▶ _Short task_:
State the number of lines in these records holding "seaborn". Say nothing more.

:: Data for processing ::

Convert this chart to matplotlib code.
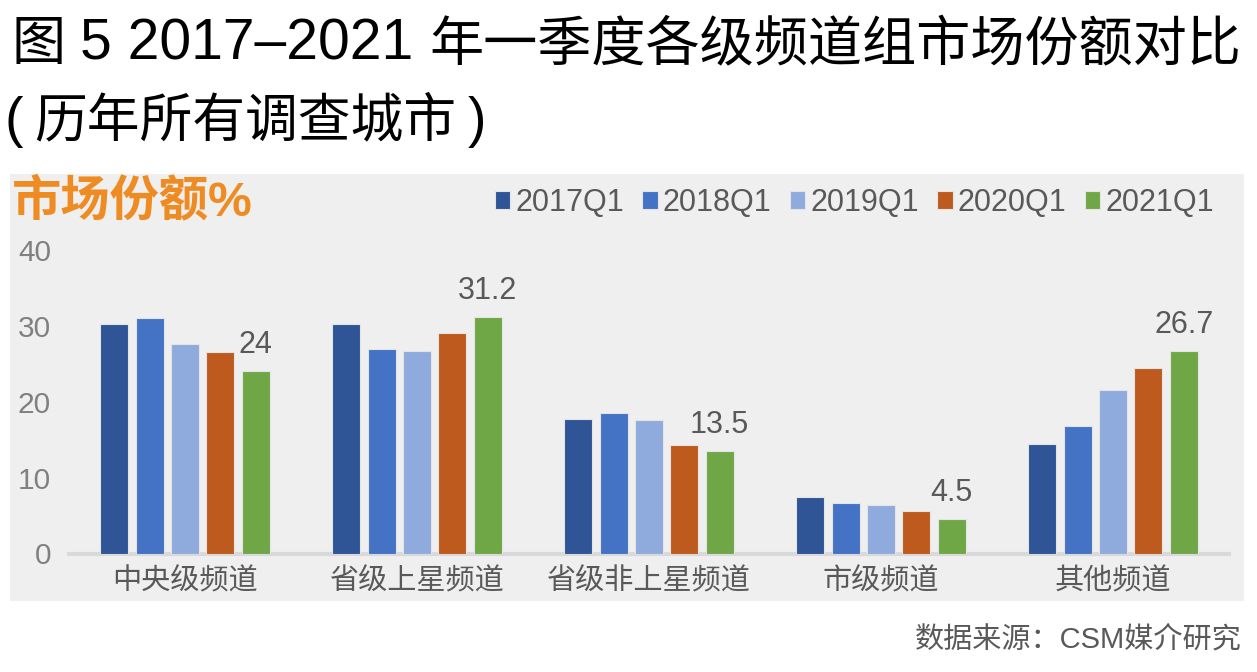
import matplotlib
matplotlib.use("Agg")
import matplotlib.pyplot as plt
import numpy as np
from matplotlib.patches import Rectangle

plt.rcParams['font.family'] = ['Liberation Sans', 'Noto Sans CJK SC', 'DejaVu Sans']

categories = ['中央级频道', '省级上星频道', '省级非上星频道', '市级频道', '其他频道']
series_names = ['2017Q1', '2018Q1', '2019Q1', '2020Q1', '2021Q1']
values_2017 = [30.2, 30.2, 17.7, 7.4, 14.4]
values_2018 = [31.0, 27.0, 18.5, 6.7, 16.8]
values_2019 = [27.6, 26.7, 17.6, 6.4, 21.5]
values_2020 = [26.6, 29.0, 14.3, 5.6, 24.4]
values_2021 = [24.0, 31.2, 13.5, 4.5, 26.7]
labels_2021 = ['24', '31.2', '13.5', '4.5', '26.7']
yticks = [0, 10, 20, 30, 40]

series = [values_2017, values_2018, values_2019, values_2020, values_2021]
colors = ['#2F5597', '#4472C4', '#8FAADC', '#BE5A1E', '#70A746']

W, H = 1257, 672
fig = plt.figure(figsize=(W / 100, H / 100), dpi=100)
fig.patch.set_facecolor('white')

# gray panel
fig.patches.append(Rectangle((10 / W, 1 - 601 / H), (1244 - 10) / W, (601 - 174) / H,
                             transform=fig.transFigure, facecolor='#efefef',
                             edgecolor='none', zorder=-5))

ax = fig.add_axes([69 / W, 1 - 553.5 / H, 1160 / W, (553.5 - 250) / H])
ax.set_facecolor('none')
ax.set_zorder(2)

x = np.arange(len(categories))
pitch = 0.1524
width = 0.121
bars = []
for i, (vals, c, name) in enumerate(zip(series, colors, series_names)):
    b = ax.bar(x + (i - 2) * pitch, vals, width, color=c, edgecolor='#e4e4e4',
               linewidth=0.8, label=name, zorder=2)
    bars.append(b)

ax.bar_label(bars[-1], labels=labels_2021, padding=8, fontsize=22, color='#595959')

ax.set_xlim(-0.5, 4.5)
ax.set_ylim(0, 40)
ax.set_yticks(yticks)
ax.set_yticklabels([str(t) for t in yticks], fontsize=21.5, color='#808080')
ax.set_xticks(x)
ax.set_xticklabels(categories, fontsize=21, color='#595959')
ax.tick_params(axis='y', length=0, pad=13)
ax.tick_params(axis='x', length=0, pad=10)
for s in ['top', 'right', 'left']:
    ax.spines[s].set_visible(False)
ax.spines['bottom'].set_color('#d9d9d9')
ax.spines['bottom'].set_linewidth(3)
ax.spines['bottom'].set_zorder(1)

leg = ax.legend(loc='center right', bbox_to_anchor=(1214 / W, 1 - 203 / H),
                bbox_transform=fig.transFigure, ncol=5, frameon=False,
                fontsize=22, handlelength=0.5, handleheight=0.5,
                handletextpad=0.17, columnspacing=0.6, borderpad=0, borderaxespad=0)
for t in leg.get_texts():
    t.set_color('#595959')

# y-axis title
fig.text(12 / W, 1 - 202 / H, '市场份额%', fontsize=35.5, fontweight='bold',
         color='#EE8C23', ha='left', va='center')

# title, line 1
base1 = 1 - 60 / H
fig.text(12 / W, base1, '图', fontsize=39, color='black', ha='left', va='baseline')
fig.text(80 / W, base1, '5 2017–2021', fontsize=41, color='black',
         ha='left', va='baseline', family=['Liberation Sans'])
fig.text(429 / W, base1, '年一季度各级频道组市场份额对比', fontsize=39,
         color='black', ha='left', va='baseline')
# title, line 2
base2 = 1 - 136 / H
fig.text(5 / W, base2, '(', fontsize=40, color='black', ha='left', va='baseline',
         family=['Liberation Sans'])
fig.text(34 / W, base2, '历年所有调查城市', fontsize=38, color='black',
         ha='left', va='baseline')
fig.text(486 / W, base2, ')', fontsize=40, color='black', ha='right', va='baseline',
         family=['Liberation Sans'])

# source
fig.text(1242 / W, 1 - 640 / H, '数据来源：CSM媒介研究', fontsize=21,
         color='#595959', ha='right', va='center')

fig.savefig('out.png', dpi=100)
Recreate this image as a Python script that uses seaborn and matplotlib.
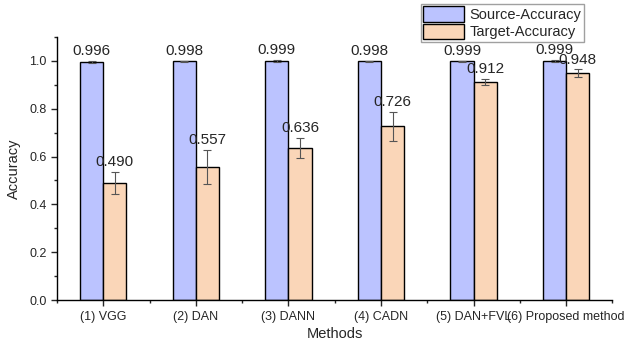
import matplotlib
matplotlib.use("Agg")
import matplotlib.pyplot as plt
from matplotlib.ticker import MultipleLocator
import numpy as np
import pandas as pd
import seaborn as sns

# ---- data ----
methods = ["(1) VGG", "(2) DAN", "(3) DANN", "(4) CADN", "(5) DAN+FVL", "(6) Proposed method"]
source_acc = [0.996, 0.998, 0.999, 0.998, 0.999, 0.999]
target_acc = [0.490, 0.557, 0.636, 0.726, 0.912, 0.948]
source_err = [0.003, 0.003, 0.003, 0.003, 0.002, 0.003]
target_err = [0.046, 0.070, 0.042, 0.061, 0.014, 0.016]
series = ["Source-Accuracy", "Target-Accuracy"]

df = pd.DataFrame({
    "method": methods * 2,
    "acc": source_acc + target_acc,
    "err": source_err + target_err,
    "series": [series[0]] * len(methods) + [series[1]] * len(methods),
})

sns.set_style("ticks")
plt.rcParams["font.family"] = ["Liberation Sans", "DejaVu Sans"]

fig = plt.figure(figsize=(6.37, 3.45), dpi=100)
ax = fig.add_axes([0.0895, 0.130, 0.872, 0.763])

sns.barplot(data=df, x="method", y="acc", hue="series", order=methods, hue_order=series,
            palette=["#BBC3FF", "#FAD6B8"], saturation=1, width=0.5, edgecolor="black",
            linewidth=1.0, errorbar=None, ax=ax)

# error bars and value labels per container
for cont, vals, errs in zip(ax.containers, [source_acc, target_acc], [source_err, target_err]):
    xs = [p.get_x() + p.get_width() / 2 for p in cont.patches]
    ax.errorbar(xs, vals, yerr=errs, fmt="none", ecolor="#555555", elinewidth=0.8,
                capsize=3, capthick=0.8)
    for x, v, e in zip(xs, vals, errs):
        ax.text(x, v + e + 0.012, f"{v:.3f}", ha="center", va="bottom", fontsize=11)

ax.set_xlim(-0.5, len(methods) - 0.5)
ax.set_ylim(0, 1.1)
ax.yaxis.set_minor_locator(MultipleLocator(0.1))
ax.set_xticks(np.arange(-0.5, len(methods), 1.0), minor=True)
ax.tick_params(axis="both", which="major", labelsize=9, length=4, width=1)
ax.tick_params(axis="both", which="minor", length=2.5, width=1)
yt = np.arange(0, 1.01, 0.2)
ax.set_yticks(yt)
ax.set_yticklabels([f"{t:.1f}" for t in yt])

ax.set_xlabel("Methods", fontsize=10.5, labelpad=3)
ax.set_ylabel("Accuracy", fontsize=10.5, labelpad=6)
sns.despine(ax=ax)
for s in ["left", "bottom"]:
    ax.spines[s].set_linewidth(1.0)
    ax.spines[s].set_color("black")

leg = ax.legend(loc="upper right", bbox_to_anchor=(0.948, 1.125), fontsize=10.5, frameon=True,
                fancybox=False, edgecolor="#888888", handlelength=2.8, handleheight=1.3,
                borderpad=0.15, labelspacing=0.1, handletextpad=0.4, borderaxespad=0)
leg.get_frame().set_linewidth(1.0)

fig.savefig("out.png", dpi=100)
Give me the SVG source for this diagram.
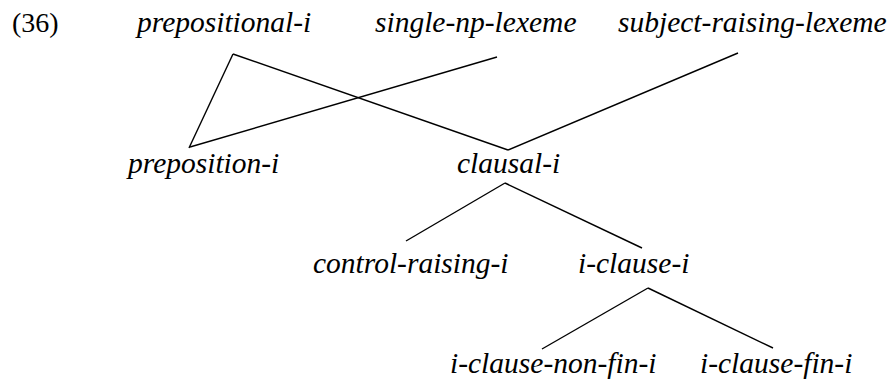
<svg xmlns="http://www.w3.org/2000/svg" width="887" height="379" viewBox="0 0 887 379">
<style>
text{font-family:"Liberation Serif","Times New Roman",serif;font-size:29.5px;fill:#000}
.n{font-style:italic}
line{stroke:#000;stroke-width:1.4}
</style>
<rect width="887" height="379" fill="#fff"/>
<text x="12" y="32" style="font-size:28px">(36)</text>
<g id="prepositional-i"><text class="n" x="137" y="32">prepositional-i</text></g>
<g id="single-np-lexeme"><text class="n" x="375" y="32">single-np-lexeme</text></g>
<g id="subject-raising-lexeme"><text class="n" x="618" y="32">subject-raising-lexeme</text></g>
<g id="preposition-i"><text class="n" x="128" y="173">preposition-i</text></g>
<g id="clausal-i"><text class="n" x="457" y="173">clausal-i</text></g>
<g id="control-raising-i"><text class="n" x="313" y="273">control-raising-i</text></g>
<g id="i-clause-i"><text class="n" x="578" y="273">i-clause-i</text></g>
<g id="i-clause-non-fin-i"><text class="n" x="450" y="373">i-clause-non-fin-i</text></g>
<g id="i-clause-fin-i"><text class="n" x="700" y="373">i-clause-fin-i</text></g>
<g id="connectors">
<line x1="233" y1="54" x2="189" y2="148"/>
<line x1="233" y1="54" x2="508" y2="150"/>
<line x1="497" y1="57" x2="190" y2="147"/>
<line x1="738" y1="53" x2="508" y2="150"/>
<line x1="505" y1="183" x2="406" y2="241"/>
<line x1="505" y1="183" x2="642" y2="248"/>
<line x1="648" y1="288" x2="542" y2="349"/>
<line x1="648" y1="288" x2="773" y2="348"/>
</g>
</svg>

:::

▶ _Final result_:
2